■ The exercise:
Output the first line of the listing and each line after it, up to and including the line that contains "plt.rcParams['mathtext.it'] = 'Liberation", exactly as written, minus the pictures.

━━━━━ Stored data

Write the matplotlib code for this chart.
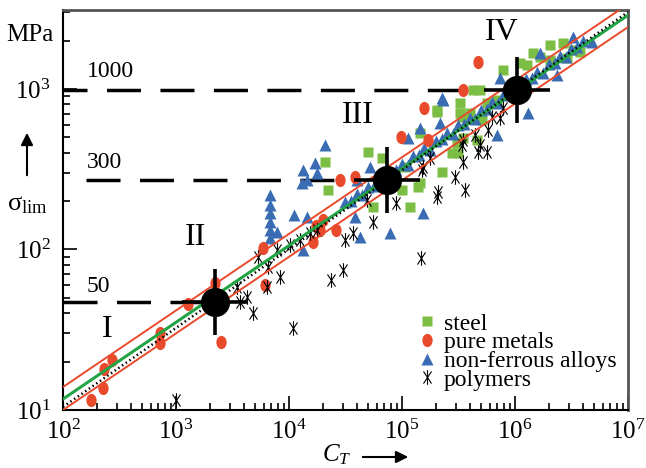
import numpy as np
import matplotlib
matplotlib.use('Agg')
import matplotlib.pyplot as plt
from matplotlib.path import Path
from matplotlib.patches import FancyArrowPatch
from matplotlib.ticker import LogLocator, FuncFormatter, NullFormatter

plt.rcParams['font.family'] = ['Liberation Serif', 'DejaVu Serif']
plt.rcParams['mathtext.fontset'] = 'custom'
plt.rcParams['mathtext.rm'] = 'Liberation Serif'
plt.rcParams['mathtext.it'] = 'Liberation Serif:italic'

# ---- data ----
# steel (green squares)
steel_C = [2.08e4, 2.21e4, 5.0e4, 6.65e4, 5.54e4, 1.0e5, 1.18e5, 1.39e5, 1.44e5, 2.04e5,
           3.13e5, 3.47e5, 1.06e5, 3.26e5, 3.26e5, 4.0e5, 4.25e5, 5.11e5, 5.65e5, 1.28e6,
           1.66e6, 2.04e6, 2.66e6, 3.26e6, 3.76e6, 4.61e5, 2.26e5, 1.44e5, 2.77e5, 2.04e5,
           6.93e5, 4.90e5, 1.11e6, 1.44e6, 7.83e5, 2.04e6, 2.88e6, 3.40e5, 3.07e5]
steel_s = [351, 235, 405, 372, 184, 235, 184, 245, 532, 719,
           399, 495, 327, 708, 818, 708, 986, 641, 818, 1411,
           1582, 1880, 1935, 1750, 1701, 481, 304, 259, 399, 740,
           854, 986, 1452, 1675, 1312, 1517, 1561, 669, 461]

# pure metals (red circles)
metal_C = [177, 226, 231, 272, 721, 721, 1277, 2500, 2213, 5890,
           6140, 1.63e4, 1.88e4, 2.0e4, 2.61e4, 2.83e4, 3.84e4, 9.8e4, 1.57e5, 3.47e5,
           4.71e5, 1.70e5, 1.75e4]
metal_s = [11.5, 13.7, 18.0, 20.5, 30.2, 26.1, 45.7, 26.5, 61.8, 102,
           60.0, 111, 132, 153, 132, 271, 283, 503, 762, 986,
           1472, 481, 140]

# non-ferrous alloys (blue triangles)
alloy_C = [6790, 6790, 6790, 6790, 6790, 6790, 1.11e4, 1.44e4, 1.33e4, 1.70e4,
           2.08e4, 1.44e4, 1.30e4, 1.77e4, 1.33e4, 7830, 7.83e4, 4.25e4, 3.84e4, 5.21e4,
           1.44e5, 2.26e5, 2.17e5, 1.13e5, 1.54e5, 4.0e4, 7.36e5, 1.30e6, 2.31e5, 1.66e6,
           3.26e6, 4.80e6, 2.35e6, 6.93e5,
           3.16e4, 3.98e4, 5.0e4, 6.3e4, 1.0e5, 1.26e5, 1.58e5, 2.0e5, 2.51e5, 3.16e5,
           3.98e5, 5.0e5, 6.3e5, 7.9e5, 1.26e6, 1.58e6, 2.0e6, 2.51e6, 3.16e6, 3.98e6,
           4.47e4, 7.08e4, 1.12e5, 1.78e5, 2.82e5, 4.47e5, 7.08e5, 1.12e6, 1.78e6, 2.82e6,
           3.55e4, 5.62e4, 8.91e4, 1.41e5, 2.24e5, 3.55e5, 5.62e5, 8.91e5, 1.41e6, 2.24e6,
           3.55e6]
alloy_s = [219, 189, 169, 148, 132, 118, 164, 159, 313, 346,
           448, 271, 259, 300, 99.3, 129, 127, 120, 159, 327,
           572, 879, 614, 495, 169, 271, 1172, 708, 854, 1675,
           2110, 1964, 1222, 516,
           197, 220, 245, 274, 341, 381, 426, 474, 530, 592,
           661, 738, 823, 918, 1146, 1279, 1426, 1592, 1778, 1986,
           217, 270, 337, 419, 522, 651, 811, 1012, 1259, 1570,
           201, 250, 312, 389, 484, 604, 752, 938, 1169, 1456,
           1815]

# polymers (black asterisks)
poly_C = [1000, 4800, 1.08e4, 3683, 6390, 8320, 2.35e4, 3.0e4, 1.47e5, 3.13e4,
          3.68e4, 6520, 5320, 4249, 3467, 7830, 1.02e4, 1.25e4, 1.53e4, 1.77e4,
          5.54e4, 8.85e4, 2.04e5, 2.94e5, 3.61e5, 3.47e5, 3.47e5, 4.9e4, 1.54e5, 1.77e5,
          3.40e5, 4.43e5, 5.77e5, 6.26e5, 7.36e5, 7.83e5, 4.90e5, 2.08e5, 4.71e5, 5.65e5,
          1.50e5]
poly_s = [11.5, 40.2, 32.5, 47.1, 58.4, 67.4, 64.6, 74.5, 88.5, 115,
          127, 77.8, 89.8, 50.6, 58.4, 99.3, 107, 115, 127, 132,
          148, 195, 212, 283, 235, 351, 481, 203, 327, 372,
          448, 516, 556, 669, 659, 762, 448, 228, 405, 405,
          313]

# fit lines (values at C = 1e2 and 1e7)
fit_C = [1e2, 1e7]
fit_red_upper = [13.9, 3373]
fit_green = [11.7, 2877]
fit_dotted = [10.45, 3013]
fit_red_lower = [10.0, 2427]

# characteristic points I-IV
key_C = [2213, 7.36e4, 1.04e6]
key_s = [47.1, 271, 986]

# horizontal limit levels
level_s = [47.1, 271, 986]
level_start = [100, 160, 81]
level_end = [1630, 2.66e4, 3.47e5]
level_text = ['50', '300', '1000']
level_text_C = [204, 235, 261]
level_text_s = [58.4, 346, 1276]

roman = ['I', 'II', 'III', 'IV']
roman_C = [245, 1500, 4.07e4, 7.7e5]
roman_s = [31.5, 118, 679, 2233]

# ---- colours ----
c_green = '#7cbd43'
c_red = '#ea4a2c'
c_blue = '#3a6cb4'
c_line_green = '#22a444'

# custom markers
circ = Path.unit_circle()
ellipse = Path(circ.vertices * np.array([0.78, 1.0]), circ.codes)
a = 0.55
b = 0.835
star = Path([(0, -1), (0, 1), (-a, -b), (a, b), (-a, b), (a, -b)],
            [Path.MOVETO, Path.LINETO, Path.MOVETO, Path.LINETO, Path.MOVETO, Path.LINETO])

fig = plt.figure(figsize=(6.46, 4.68), dpi=100)
ax = fig.add_axes([63 / 646, 58 / 468, 565 / 646, 400 / 468])
ax.set_xscale('log')
ax.set_yscale('log')
ax.set_xlim(1e2, 1e7)
ax.set_ylim(10, 3100)

ax.plot(steel_C, steel_s, linestyle='none', marker='s', markersize=7.4,
        color=c_green, mec='none', label='steel', zorder=2)
ax.plot(metal_C, metal_s, linestyle='none', marker=ellipse, markersize=9.5,
        color=c_red, mec='none', label='pure metals', zorder=2.2)
ax.plot(alloy_C, alloy_s, linestyle='none', marker='^', markersize=8,
        color=c_blue, mec='none', label='non-ferrous alloys', zorder=2.1)
ax.plot(poly_C, poly_s, linestyle='none', marker=star, markersize=10.5,
        color='black', mew=0.8, fillstyle='none', label='polymers', zorder=2.3)

# regression lines
ax.plot(fit_C, fit_red_upper, color=c_red, lw=1.4, zorder=3)
ax.plot(fit_C, fit_red_lower, color=c_red, lw=1.4, zorder=3)
ax.plot(fit_C, fit_green, color=c_line_green, lw=2.2, zorder=3.1)
ax.plot(fit_C, fit_dotted, color='black', lw=1.8, linestyle=(0, (0.6, 1.2)), zorder=3.2)

# limit levels
for s, x0, x1 in zip(level_s, level_start, level_end):
    ax.plot([x0, x1], [s, s], color='black', lw=2.5,
            linestyle=(0, (9.8, 5.6)), solid_capstyle='butt', zorder=1.9)
for t, x, y in zip(level_text, level_text_C, level_text_s):
    ax.text(x, y, t, fontsize=17, ha='center', va='center')

# characteristic points
ax.plot(key_C, key_s, linestyle='none', marker='+', markersize=47, mew=2.6,
        color='black', zorder=5)
ax.plot(key_C, key_s, linestyle='none', marker='o', markersize=21,
        color='black', mec='none', zorder=5)

for t, x, y in zip(roman, roman_C, roman_s):
    ax.text(x, y, t, fontsize=23, ha='center', va='center')

# axes styling
pow_fmt = FuncFormatter(lambda v, pos: r'$\mathrm{10^{%d}}$' % round(np.log10(v)))
ax.xaxis.set_major_locator(LogLocator(base=10, numticks=10))
ax.yaxis.set_major_locator(LogLocator(base=10, numticks=10))
ax.xaxis.set_minor_locator(LogLocator(base=10, subs=np.arange(2, 10), numticks=20))
ax.yaxis.set_minor_locator(LogLocator(base=10, subs=np.arange(2, 10), numticks=20))
ax.xaxis.set_major_formatter(pow_fmt)
ax.yaxis.set_major_formatter(pow_fmt)
ax.xaxis.set_minor_formatter(NullFormatter())
ax.yaxis.set_minor_formatter(NullFormatter())
ax.tick_params(which='both', direction='in', top=False, right=False, labelsize=18, width=1.2)
ax.tick_params(which='major', length=10)
ax.tick_params(which='minor', length=5)
ax.tick_params(axis='x', pad=7)
ax.tick_params(axis='y', pad=9)
for side in ['left', 'bottom']:
    ax.spines[side].set_linewidth(1.5)
    ax.spines[side].set_color('black')
for side in ['top', 'right']:
    ax.spines[side].set_linewidth(2)
    ax.spines[side].set_color('#555555')

leg = ax.legend(loc='upper left', bbox_to_anchor=(419 / 646, 1 - 313 / 468),
                bbox_transform=fig.transFigure, frameon=False, fontsize=17,
                borderpad=0, handlelength=0.7, handletextpad=0.35,
                labelspacing=-0.12, borderaxespad=0, numpoints=1)

# axis titles
fig.text(29.5 / 646, 1 - 35 / 468, 'MPa', fontsize=18, ha='center', va='center')
fig.text(27 / 646, 1 - 205 / 468, r'$\mathrm{σ}_{\mathrm{lim}}$', fontsize=19,
         ha='center', va='center')
fig.patches.append(FancyArrowPatch(
    (27 / 646, 1 - 178 / 468), (27 / 646, 1 - 130 / 468), transform=fig.transFigure,
    arrowstyle='-|>', mutation_scale=18, lw=1.5, color='black'))
fig.text(337 / 646, 1 - 455 / 468, r'$C_T$', fontsize=18, ha='center', va='center')
fig.patches.append(FancyArrowPatch(
    (360 / 646, 1 - 457 / 468), (411 / 646, 1 - 457 / 468), transform=fig.transFigure,
    arrowstyle='-|>', mutation_scale=18, lw=1.5, color='black'))

plt.savefig('out.png', dpi=100)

━━━━━━━━━━

■ Completed task:
Write the matplotlib code for this chart.
import numpy as np
import matplotlib
matplotlib.use('Agg')
import matplotlib.pyplot as plt
from matplotlib.path import Path
from matplotlib.patches import FancyArrowPatch
from matplotlib.ticker import LogLocator, FuncFormatter, NullFormatter

plt.rcParams['font.family'] = ['Liberation Serif', 'DejaVu Serif']
plt.rcParams['mathtext.fontset'] = 'custom'
plt.rcParams['mathtext.rm'] = 'Liberation Serif'
plt.rcParams['mathtext.it'] = 'Liberation Serif:italic'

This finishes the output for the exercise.